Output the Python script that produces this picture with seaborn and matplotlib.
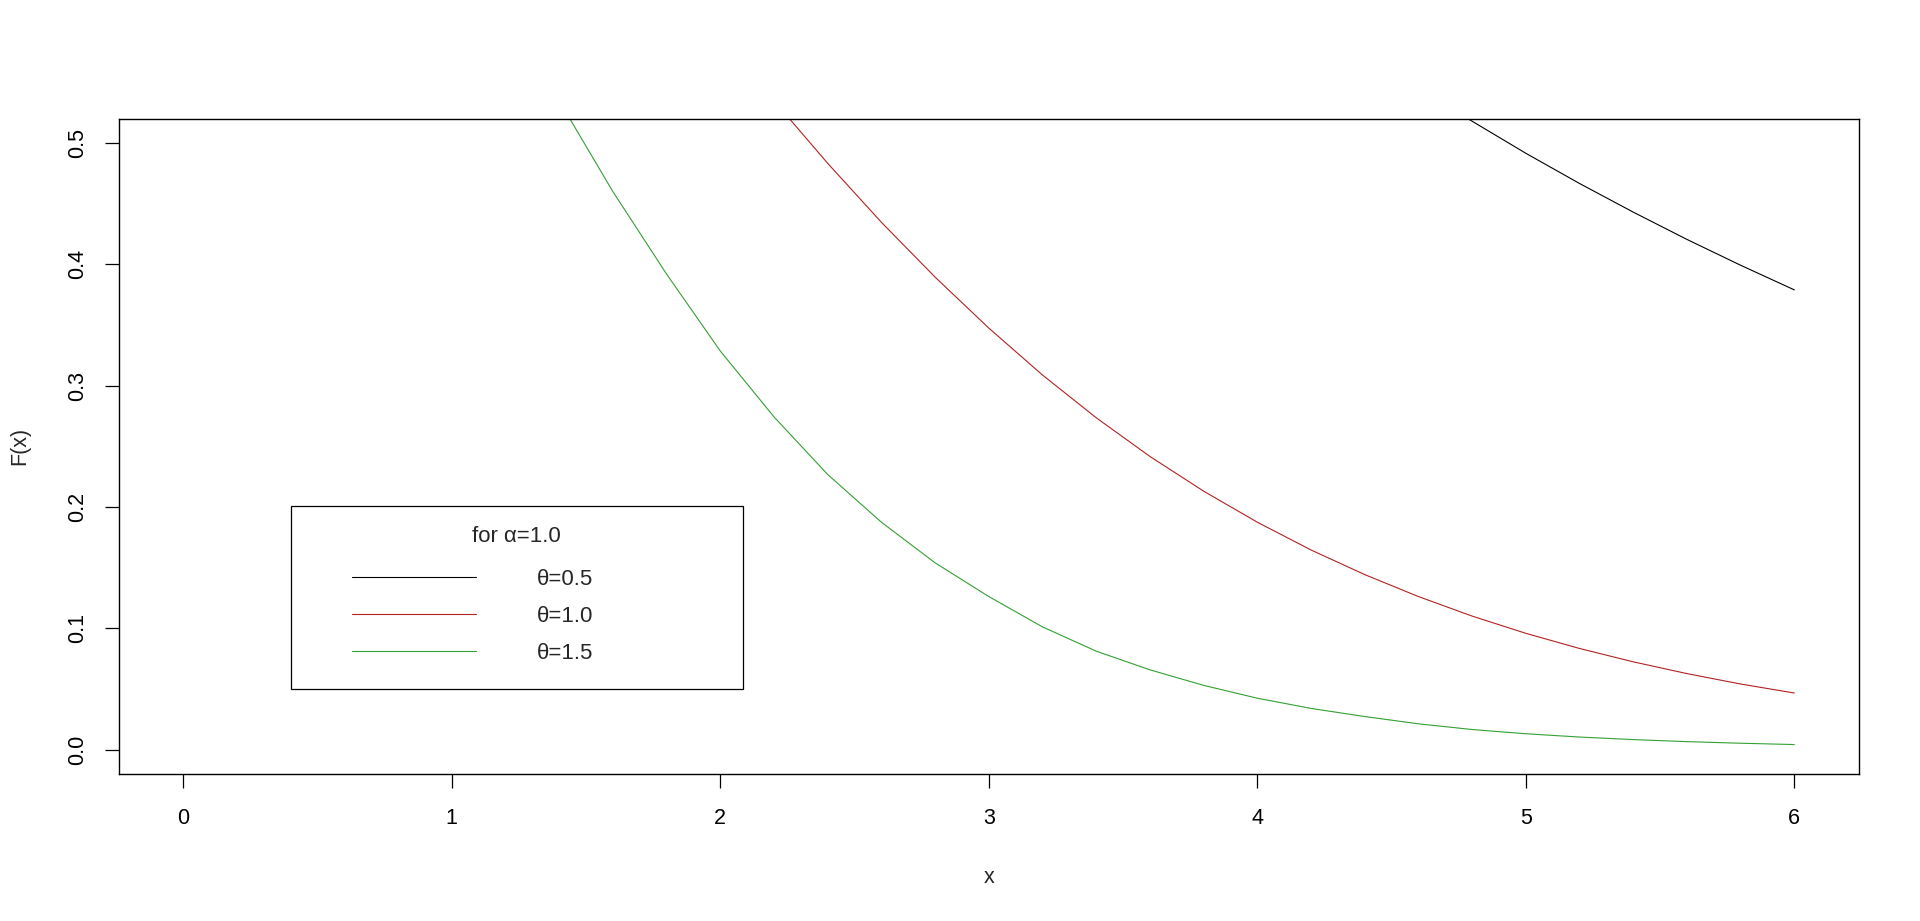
import pandas as pd
import seaborn as sns
import matplotlib.pyplot as plt
from matplotlib.patches import Rectangle
from matplotlib.lines import Line2D

# values
x_theta05 = [4.785, 5.0, 5.2, 5.4, 5.6, 5.8, 6.0]
y_theta05 = [0.520, 0.4916, 0.4667, 0.4431, 0.4206, 0.3993, 0.379]

x_theta10 = [2.254, 2.4, 2.6, 2.8, 3.0, 3.2, 3.4, 3.6, 3.8, 4.0,
             4.2, 4.4, 4.6, 4.8, 5.0, 5.2, 5.4, 5.6, 5.8, 6.0]
y_theta10 = [0.521, 0.4833, 0.4347, 0.3895, 0.3475, 0.3088, 0.2736, 0.2417, 0.2131, 0.1875,
             0.1646, 0.1443, 0.1262, 0.1101, 0.0959, 0.0834, 0.0724, 0.0627, 0.0541, 0.0467]

x_theta15 = [1.437, 1.6, 1.8, 2.0, 2.2, 2.4, 2.6, 2.8, 3.0, 3.2,
             3.4, 3.6, 3.8, 4.0, 4.2, 4.4, 4.6, 4.8, 5.0, 5.2,
             5.4, 5.6, 5.8, 6.0]
y_theta15 = [0.521, 0.460, 0.392, 0.3286, 0.2743, 0.2268, 0.1875, 0.154, 0.1262, 0.1012,
             0.0812, 0.0658, 0.0530, 0.0424, 0.0340, 0.0273, 0.0213, 0.0166, 0.0131, 0.0104,
             0.0083, 0.0066, 0.0053, 0.0042]

series_labels = ["θ=0.5", "θ=1.0", "θ=1.5"]
series_colors = ["black", "#B22222", "#33A033"]
legend_title = "for α=1.0"
x_ticks = [0, 1, 2, 3, 4, 5, 6]
y_ticks = [0.0, 0.1, 0.2, 0.3, 0.4, 0.5]

sns.set_style("white")
plt.rcParams['font.family'] = ['Liberation Sans', 'DejaVu Sans']

fig = plt.figure(figsize=(19.2, 9.21), dpi=100)
ax = fig.add_axes([0.0619, 0.1597, 0.9062, 0.7113])

frames = []
for xs, ys, lab in zip([x_theta05, x_theta10, x_theta15],
                       [y_theta05, y_theta10, y_theta15], series_labels):
    frames.append(pd.DataFrame({'x': xs, 'F': ys, 'theta': lab}))
df = pd.concat(frames, ignore_index=True)

sns.lineplot(data=df, x='x', y='F', hue='theta', palette=series_colors,
             estimator=None, sort=False, linewidth=0.8, legend=False, ax=ax)

ax.set_xlim(-0.24, 6.24)
ax.set_ylim(-0.02, 0.52)
ax.set_xticks(x_ticks)
ax.set_xticklabels([str(t) for t in x_ticks])
ax.set_yticks(y_ticks)
ax.set_yticklabels([f"{t:.1f}" for t in y_ticks], rotation=90, va='center')
ax.tick_params(axis='both', direction='out', length=10, width=0.9,
               labelsize=15.5, colors='black', bottom=True, left=True)
ax.tick_params(axis='x', pad=14.5)
ax.tick_params(axis='y', pad=12)
for sp in ax.spines.values():
    sp.set_visible(True)
    sp.set_color('black')
    sp.set_linewidth(1.0)

ax.set_xlabel('x', fontsize=15.5)
ax.set_ylabel('F(x)', fontsize=15.5)
ax.xaxis.set_label_coords(0.5, -0.142)
ax.yaxis.set_label_coords(-0.051, 0.5)

# legend like R's legend(): boxed, centred title
handles = [Line2D([], [], color=c, lw=0.8) for c in series_colors]
ax.legend(handles, series_labels, loc='center left', bbox_to_anchor=(0.134, 0.2406),
          frameon=False, borderpad=0, borderaxespad=0, fontsize=16,
          handlelength=5.58, handletextpad=2.75, labelspacing=0.73)
ax.add_patch(Rectangle((0.0988, 0.1291), 0.2598, 0.2798, transform=ax.transAxes,
                       fill=False, edgecolor='black', linewidth=0.9))
ax.text(0.2287, 0.3621, legend_title, transform=ax.transAxes,
        ha='center', va='center', fontsize=16)

plt.savefig('out.png', dpi=100)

Do this
Copy out each line exactly, without the pictures.

Exercise answer
Output the Python script that produces this picture with seaborn and matplotlib.
import pandas as pd
import seaborn as sns
import matplotlib.pyplot as plt
from matplotlib.patches import Rectangle
from matplotlib.lines import Line2D

# values
x_theta05 = [4.785, 5.0, 5.2, 5.4, 5.6, 5.8, 6.0]
y_theta05 = [0.520, 0.4916, 0.4667, 0.4431, 0.4206, 0.3993, 0.379]

x_theta10 = [2.254, 2.4, 2.6, 2.8, 3.0, 3.2, 3.4, 3.6, 3.8, 4.0,
             4.2, 4.4, 4.6, 4.8, 5.0, 5.2, 5.4, 5.6, 5.8, 6.0]
y_theta10 = [0.521, 0.4833, 0.4347, 0.3895, 0.3475, 0.3088, 0.2736, 0.2417, 0.2131, 0.1875,
             0.1646, 0.1443, 0.1262, 0.1101, 0.0959, 0.0834, 0.0724, 0.0627, 0.0541, 0.0467]

x_theta15 = [1.437, 1.6, 1.8, 2.0, 2.2, 2.4, 2.6, 2.8, 3.0, 3.2,
             3.4, 3.6, 3.8, 4.0, 4.2, 4.4, 4.6, 4.8, 5.0, 5.2,
             5.4, 5.6, 5.8, 6.0]
y_theta15 = [0.521, 0.460, 0.392, 0.3286, 0.2743, 0.2268, 0.1875, 0.154, 0.1262, 0.1012,
             0.0812, 0.0658, 0.0530, 0.0424, 0.0340, 0.0273, 0.0213, 0.0166, 0.0131, 0.0104,
             0.0083, 0.0066, 0.0053, 0.0042]

series_labels = ["θ=0.5", "θ=1.0", "θ=1.5"]
series_colors = ["black", "#B22222", "#33A033"]
legend_title = "for α=1.0"
x_ticks = [0, 1, 2, 3, 4, 5, 6]
y_ticks = [0.0, 0.1, 0.2, 0.3, 0.4, 0.5]

sns.set_style("white")
plt.rcParams['font.family'] = ['Liberation Sans', 'DejaVu Sans']

fig = plt.figure(figsize=(19.2, 9.21), dpi=100)
ax = fig.add_axes([0.0619, 0.1597, 0.9062, 0.7113])

frames = []
for xs, ys, lab in zip([x_theta05, x_theta10, x_theta15],
                       [y_theta05, y_theta10, y_theta15], series_labels):
    frames.append(pd.DataFrame({'x': xs, 'F': ys, 'theta': lab}))
df = pd.concat(frames, ignore_index=True)

sns.lineplot(data=df, x='x', y='F', hue='theta', palette=series_colors,
             estimator=None, sort=False, linewidth=0.8, legend=False, ax=ax)

ax.set_xlim(-0.24, 6.24)
ax.set_ylim(-0.02, 0.52)
ax.set_xticks(x_ticks)
ax.set_xticklabels([str(t) for t in x_ticks])
ax.set_yticks(y_ticks)
ax.set_yticklabels([f"{t:.1f}" for t in y_ticks], rotation=90, va='center')
ax.tick_params(axis='both', direction='out', length=10, width=0.9,
               labelsize=15.5, colors='black', bottom=True, left=True)
ax.tick_params(axis='x', pad=14.5)
ax.tick_params(axis='y', pad=12)
for sp in ax.spines.values():
    sp.set_visible(True)
    sp.set_color('black')
    sp.set_linewidth(1.0)

ax.set_xlabel('x', fontsize=15.5)
ax.set_ylabel('F(x)', fontsize=15.5)
ax.xaxis.set_label_coords(0.5, -0.142)
ax.yaxis.set_label_coords(-0.051, 0.5)

# legend like R's legend(): boxed, centred title
handles = [Line2D([], [], color=c, lw=0.8) for c in series_colors]
ax.legend(handles, series_labels, loc='center left', bbox_to_anchor=(0.134, 0.2406),
          frameon=False, borderpad=0, borderaxespad=0, fontsize=16,
          handlelength=5.58, handletextpad=2.75, labelspacing=0.73)
ax.add_patch(Rectangle((0.0988, 0.1291), 0.2598, 0.2798, transform=ax.transAxes,
                       fill=False, edgecolor='black', linewidth=0.9))
ax.text(0.2287, 0.3621, legend_title, transform=ax.transAxes,
        ha='center', va='center', fontsize=16)

plt.savefig('out.png', dpi=100)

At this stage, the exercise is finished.